As if the NBA’s scheduling of consecutive games at the same venue against the same opponent hasn’t already altered game preparation, by the time the Heat are finished playing Friday it will have meant three games against the Washington Wizards in an eight-day span.

After the shorthanded Heat lost in overtime Friday to the Wizards at Capital One Arena, the teams now will meet Wednesday and Friday nights on the Heat’s court.

“It’s a little bit unusual now,” coach Erik Spoelstra said. “But we’re used to it now, the last couple of years, with having these kinds of schedules, the home and homes. Sometimes you have that grouping of three times in 10 days. We’ll be very familiar with them by after Thanksgiving.

“But they’re right there with us; we’re right there with them. A bunch of teams in the East are trying to figure it out. Some nights you’re able to figure it out, and some nights you’re not.”

When the team’s met in Washington, the Heat were decimated to the point of playing Jamal Cain and Orlando Robinson significant minutes, with only seven players available, having to dress sidelined Gabe Vincent just to meet the NBA requirement of at least eight players in uniform.

“Hopefully next time we play them it’ll be a different lineup, so it’ll be a whole different game,” guard Max Strus said, with Bam Adebayo and Dewayne Dedmon already having returned since missing that game in Washington. “You take it, you learn from each game. It’s easier to play teams like that, because you don’t play ‘em now and then in February. You know what they do and you know what guys’ tendencies are. You’re used to playing them. It’s an easy turnaround.”

This will be the third time the Heat have played teams in consecutive games at 601 Biscayne. They split an early-season series with the Toronto Raptors and then swept the Charlotte Hornets. The Heat will have something similar next week, when they play consecutive games against the Boston Celtics at TD Garden.

“I think it’s interesting,” said Vincent, who has missed the past three games with knee swelling, including that previous matchup against the Wizards. “I think the way the schedule has been put this year, it’s very interesting. It’s definitely different. We’ll be a different team. Maybe they will, as well.”

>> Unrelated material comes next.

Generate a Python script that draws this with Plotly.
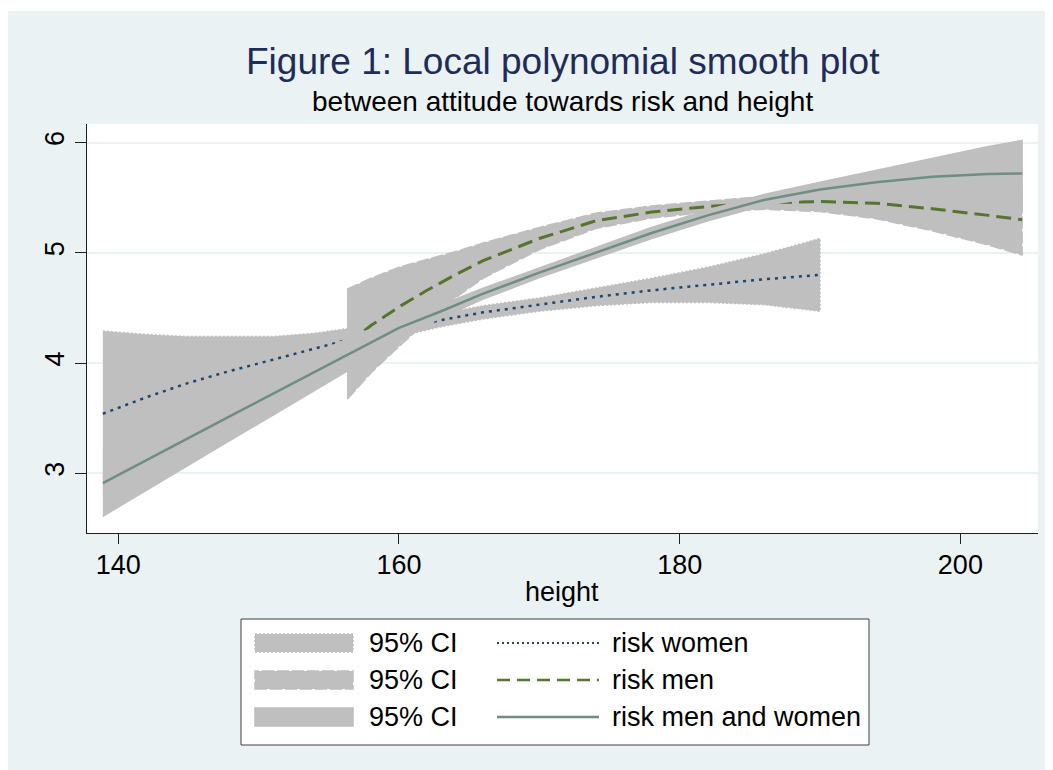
import plotly.graph_objects as go

# ---------------- data ----------------
women_x   = [138.9, 142, 145, 148, 151, 154, 156.3, 160, 163, 166, 170, 174, 178, 182, 186, 190]
women_fit = [3.54, 3.69, 3.82, 3.93, 4.03, 4.13, 4.21, 4.31, 4.39, 4.46, 4.53, 4.60, 4.66, 4.71, 4.76, 4.80]
women_lo  = [2.79, 3.12, 3.40, 3.62, 3.82, 3.99, 4.11, 4.24, 4.33, 4.40, 4.47, 4.52, 4.55, 4.55, 4.53, 4.47]
women_hi  = [4.29, 4.26, 4.24, 4.24, 4.24, 4.27, 4.31, 4.38, 4.45, 4.52, 4.59, 4.68, 4.77, 4.87, 4.99, 5.13]

men_x   = [156.3, 158, 160, 162, 164, 166, 170, 174, 178, 182, 186, 190, 194, 198, 202, 204.4]
men_fit = [4.17, 4.34, 4.51, 4.66, 4.80, 4.93, 5.13, 5.29, 5.37, 5.42, 5.455, 5.465, 5.45, 5.40, 5.34, 5.30]
men_lo  = [3.67, 3.91, 4.15, 4.38, 4.59, 4.77, 5.03, 5.22, 5.315, 5.37, 5.395, 5.375, 5.31, 5.20, 5.07, 4.98]
men_hi  = [4.67, 4.77, 4.87, 4.94, 5.01, 5.09, 5.23, 5.36, 5.425, 5.47, 5.515, 5.555, 5.59, 5.60, 5.61, 5.62]

all_x   = [138.9, 142, 145, 148, 151, 154, 157, 160, 163, 166, 170, 174, 178, 182, 186, 190, 194, 198, 202, 204.4]
all_fit = [2.91, 3.12, 3.32, 3.52, 3.72, 3.92, 4.12, 4.32, 4.47, 4.63, 4.82, 5.00, 5.18, 5.34, 5.48, 5.575, 5.64, 5.69, 5.715, 5.72]
all_lo  = [2.61, 2.85, 3.075, 3.30, 3.525, 3.75, 3.98, 4.24, 4.41, 4.58, 4.775, 4.955, 5.13, 5.29, 5.43, 5.51, 5.53, 5.52, 5.465, 5.42]
all_hi  = [3.21, 3.39, 3.565, 3.74, 3.915, 4.09, 4.26, 4.40, 4.53, 4.68, 4.865, 5.045, 5.23, 5.39, 5.53, 5.64, 5.75, 5.86, 5.965, 6.02]

series_names = ["risk women", "risk men", "risk men and women"]
ci_label = "95% CI"
x_ticks = [140, 160, 180, 200]
y_ticks = [3, 4, 5, 6]
title_text = "Figure 1: Local polynomial smooth plot"
subtitle_text = "between attitude towards risk and height"
x_title = "height"

# ---------------- styling ----------------
# the page body has an 8px margin, so the figure is 8px smaller than the window
OFF = 8
W, H = 1053 - OFF, 770 - OFF
L, R, T, B = 79, 15, 116, 237
PW = W - L - R
PH = H - T - B
FONT = "Liberation Sans, Arial, Helvetica, sans-serif"

CI_GRAY = "#BFBFBF"
NAVY = "#1A476F"
GREEN = "#55752F"
TEAL = "#6E8E84"
BG = "#EAF2F3"
TITLE_COL = "#1E2C5A"

WOMEN_DASH = "3px,5px"
MEN_DASH = "15px,7px"
WOMEN_EDGE = "2px,2px"
MEN_EDGE = "12px,3px"

TXT = 27


def px(sx):
    """screen x pixel -> paper coordinate"""
    return (sx - OFF - L) / PW


def py(sy):
    """screen y pixel -> paper coordinate"""
    return (H - B - (sy - OFF)) / PH


fig = go.Figure()


def add_band(x, lo, hi, dash, name):
    fig.add_trace(go.Scatter(
        x=list(x) + list(x)[::-1], y=list(hi) + list(lo)[::-1],
        fill="toself", fillcolor=CI_GRAY, mode="lines",
        line=dict(color=CI_GRAY, width=1.5, dash=dash),
        name=name, hoverinfo="skip", showlegend=False))


def add_line(x, y, color, width, dash, name):
    fig.add_trace(go.Scatter(
        x=x, y=y, mode="lines", name=name,
        line=dict(color=color, width=width, dash=dash),
        showlegend=False))


add_band(women_x, women_lo, women_hi, WOMEN_EDGE, ci_label)
add_line(women_x, women_fit, NAVY, 2.5, WOMEN_DASH, series_names[0])
add_band(men_x, men_lo, men_hi, MEN_EDGE, ci_label)
add_line(men_x, men_fit, GREEN, 3, MEN_DASH, series_names[1])
add_band(all_x, all_lo, all_hi, "solid", ci_label)
add_line(all_x, all_fit, TEAL, 2.5, "solid", series_names[2])

shapes = []
annotations = []

# thin white strip along the top of the graph region
shapes.append(dict(type="rect", xref="paper", yref="paper", layer="above",
                   x0=px(0), x1=px(1060), y0=py(11), y1=py(0),
                   fillcolor="white", line=dict(width=0)))

# titles
annotations.append(dict(text=title_text, xref="paper", yref="paper",
                        x=0.5, y=py(61), xanchor="center", yanchor="middle",
                        showarrow=False, font=dict(family=FONT, size=37, color=TITLE_COL)))
annotations.append(dict(text=subtitle_text, xref="paper", yref="paper",
                        x=0.5, y=py(101), xanchor="center", yanchor="middle",
                        showarrow=False, font=dict(family=FONT, size=28, color="black")))
annotations.append(dict(text=x_title, xref="paper", yref="paper",
                        x=px(562), y=py(592), xanchor="center", yanchor="middle",
                        showarrow=False, font=dict(family=FONT, size=TXT, color="black")))

# legend (drawn as a Stata-style key box)
shapes.append(dict(type="rect", xref="paper", yref="paper", layer="above",
                   x0=px(241), x1=px(869), y0=py(745), y1=py(619),
                   fillcolor="white", line=dict(color="#404040", width=1)))
row_y = [643, 680, 717]
edges = [WOMEN_EDGE, MEN_EDGE, "solid"]
line_styles = [(NAVY, 2, "2px,3px"), (GREEN, 2.5, "13px,7px"), (TEAL, 2.5, "solid")]
for i, ry in enumerate(row_y):
    shapes.append(dict(type="rect", xref="paper", yref="paper", layer="above",
                       x0=px(255), x1=px(353), y0=py(ry + 9), y1=py(ry - 9),
                       fillcolor=CI_GRAY, line=dict(color=CI_GRAY, width=1.5, dash=edges[i])))
    col, wd, ds = line_styles[i]
    shapes.append(dict(type="line", xref="paper", yref="paper", layer="above",
                       x0=px(497), x1=px(599), y0=py(ry), y1=py(ry),
                       line=dict(color=col, width=wd, dash=ds)))
    annotations.append(dict(text=ci_label, xref="paper", yref="paper",
                            x=px(367), y=py(ry), xanchor="left", yanchor="middle",
                            showarrow=False, font=dict(family=FONT, size=TXT, color="black")))
    annotations.append(dict(text=series_names[i], xref="paper", yref="paper",
                            x=px(610), y=py(ry), xanchor="left", yanchor="middle",
                            showarrow=False, font=dict(family=FONT, size=TXT, color="black")))

fig.update_layout(
    width=W, height=H,
    margin=dict(l=L, r=R, t=T, b=B, pad=0),
    paper_bgcolor=BG, plot_bgcolor="white",
    showlegend=False,
    font=dict(family=FONT, color="black"),
    shapes=shapes, annotations=annotations,
)
fig.update_xaxes(
    range=[137.77, 205.53], tickvals=x_ticks, ticktext=[str(v) for v in x_ticks],
    showgrid=False, zeroline=False,
    showline=True, linecolor="#202020", linewidth=1.2,
    ticks="outside", ticklen=10, tickcolor="#202020", tickwidth=1.2,
    ticklabelstandoff=-3,
    tickfont=dict(family=FONT, size=TXT, color="black"),
)
fig.update_yaxes(
    range=[2.458, 6.169], tickvals=y_ticks, ticktext=[str(v) for v in y_ticks],
    showgrid=True, gridcolor=BG, gridwidth=2, zeroline=False,
    showline=True, linecolor="#202020", linewidth=1.2,
    ticks="outside", ticklen=11, tickcolor="#202020", tickwidth=1.2,
    tickangle=-90,
    tickfont=dict(family=FONT, size=TXT, color="black"),
)

fig.write_html("out.html")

The Wizards insist they will, after being stymied by the Heat’s zone defense on Friday night, to the point of needing a late Kyle Kuzma 3-pointer just to force that game into overtime, a game they won by outscoring the Heat 3-2 in that extra five-minute period.

“It was zone, but it was one of the most awkward zones I’ve played against,” center Kristaps Porzingis said. “They were really locked in top of the key and then paint area around [the free throw line]. You felt like you were so open you didn’t know what to do. That’s how we felt in a lot of those situations.

“They were giving up some early shots, some early twos, and it kind of made it really awkward for us, at least from my perspective. The shots I was getting, those are not the same shots that I’ve [been] getting in these games.”

For the Heat, who got to see authentic Wizards, the goals remain similar as Friday.

“It starts with [Bradley] Beal,” Spoelstra said. “Porzingis has been a terrific fit.”

Beal scored 27 in the teams’ first meeting, with Porzingis closing with 20 points and a season-high 17 rebounds. He is, however, questionable for Wednesday due to a thigh bruise.

“They’ve had a bunch of other guys,” Spoelstra said, “that have really stepped in and filled their roles.”